▶ **Entries supplied**
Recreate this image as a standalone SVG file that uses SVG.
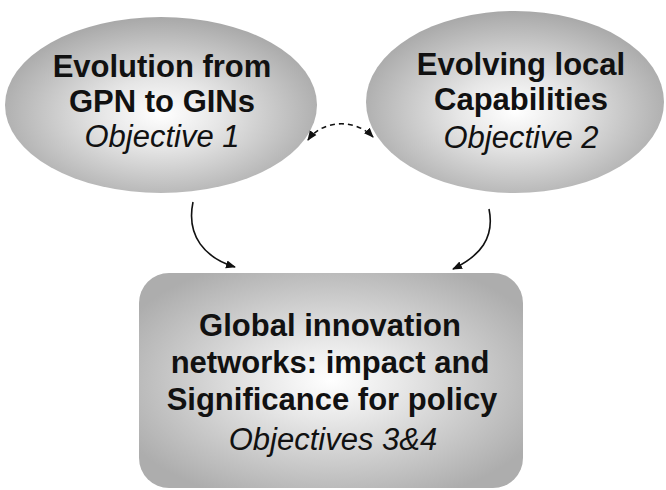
<svg xmlns="http://www.w3.org/2000/svg" width="666" height="490" viewBox="0 0 666 490">
<defs>
<radialGradient id="g" cx="0.5" cy="0.55" r="0.55">
<stop offset="0" stop-color="#ffffff"/>
<stop offset="0.35" stop-color="#e6e6e6"/>
<stop offset="1" stop-color="#a8a8a8"/>
</radialGradient>
<radialGradient id="gr" cx="0.5" cy="0.5" r="0.6">
<stop offset="0" stop-color="#ffffff"/>
<stop offset="0.3" stop-color="#e8e8e8"/>
<stop offset="1" stop-color="#adadad"/>
</radialGradient>
<marker id="ah" viewBox="0 0 10 10" refX="9" refY="5" markerWidth="10" markerHeight="10" markerUnits="userSpaceOnUse" orient="auto-start-reverse">
<path d="M0,1 L10,5 L0,9 Z" fill="#111"/>
</marker>
<style>
.t{font-family:"Liberation Sans",Arial,sans-serif;font-size:31px;fill:#111;text-anchor:middle}
.b{font-weight:bold}
.i{font-style:italic}
.c{fill:none;stroke:#111;stroke-width:1.6}
</style>
</defs>
<g id="node1">
<ellipse cx="161" cy="105" rx="156" ry="88" fill="url(#g)"/>
<text class="t b" x="162" y="77">Evolution from</text>
<text class="t b" x="162" y="112">GPN to GINs</text>
<text class="t i" x="162" y="147">Objective 1</text>
</g>
<g id="node2">
<ellipse cx="515" cy="102" rx="149" ry="91" fill="url(#g)"/>
<text class="t b" x="521" y="75">Evolving local</text>
<text class="t b" x="521" y="110">Capabilities</text>
<text class="t i" x="521" y="148">Objective 2</text>
</g>
<g id="node3">
<rect x="139" y="273" width="384" height="215" rx="30" fill="url(#gr)"/>
<text class="t b" x="330" y="336">Global innovation</text>
<text class="t b" x="330" y="373">networks: impact and</text>
<text class="t b" x="332" y="410">Significance for policy</text>
<text class="t i" x="333" y="450">Objectives 3&amp;4</text>
</g>
<g id="connectors">
<path class="c" d="M193,202 C186,236 205,258 235,267" marker-end="url(#ah)"/>
<path class="c" d="M489,209 C495,238 480,256 453,269" marker-end="url(#ah)"/>
<path class="c" d="M308,140 C322,120 355,118 373,137" stroke-dasharray="5,4" marker-start="url(#ah)" marker-end="url(#ah)"/>
</g>
</svg>
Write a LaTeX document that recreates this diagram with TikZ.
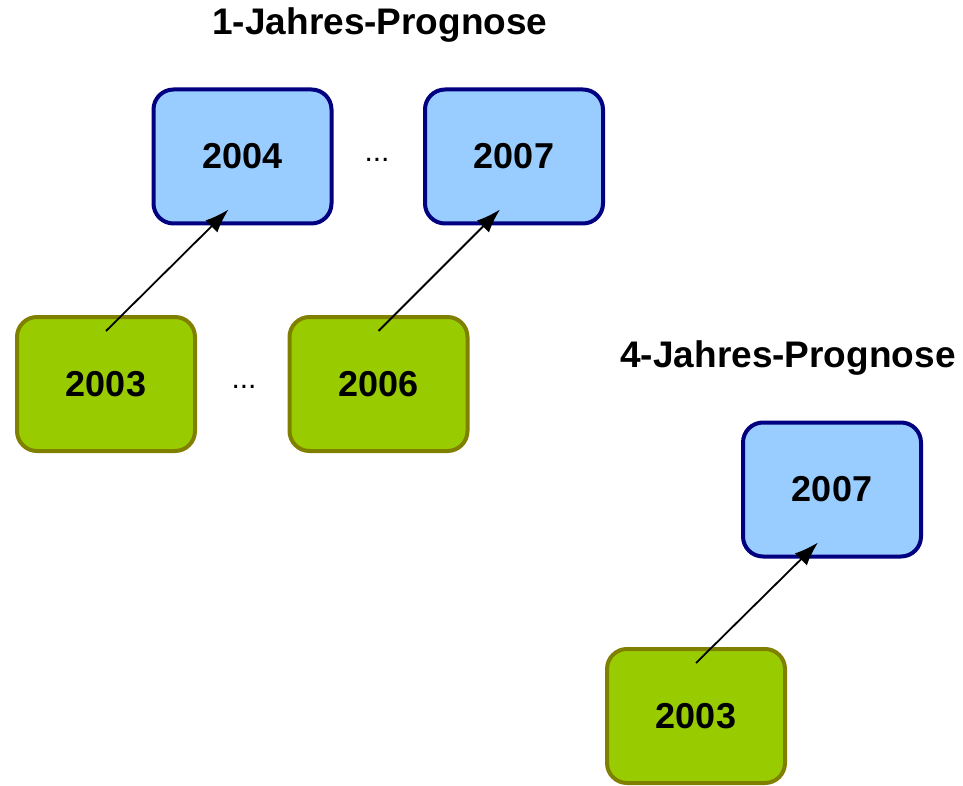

▶ **Task instructions**
Reply with the number of lines in the preceding entries that contain "this", and no other words.

▶ **Written solution**
2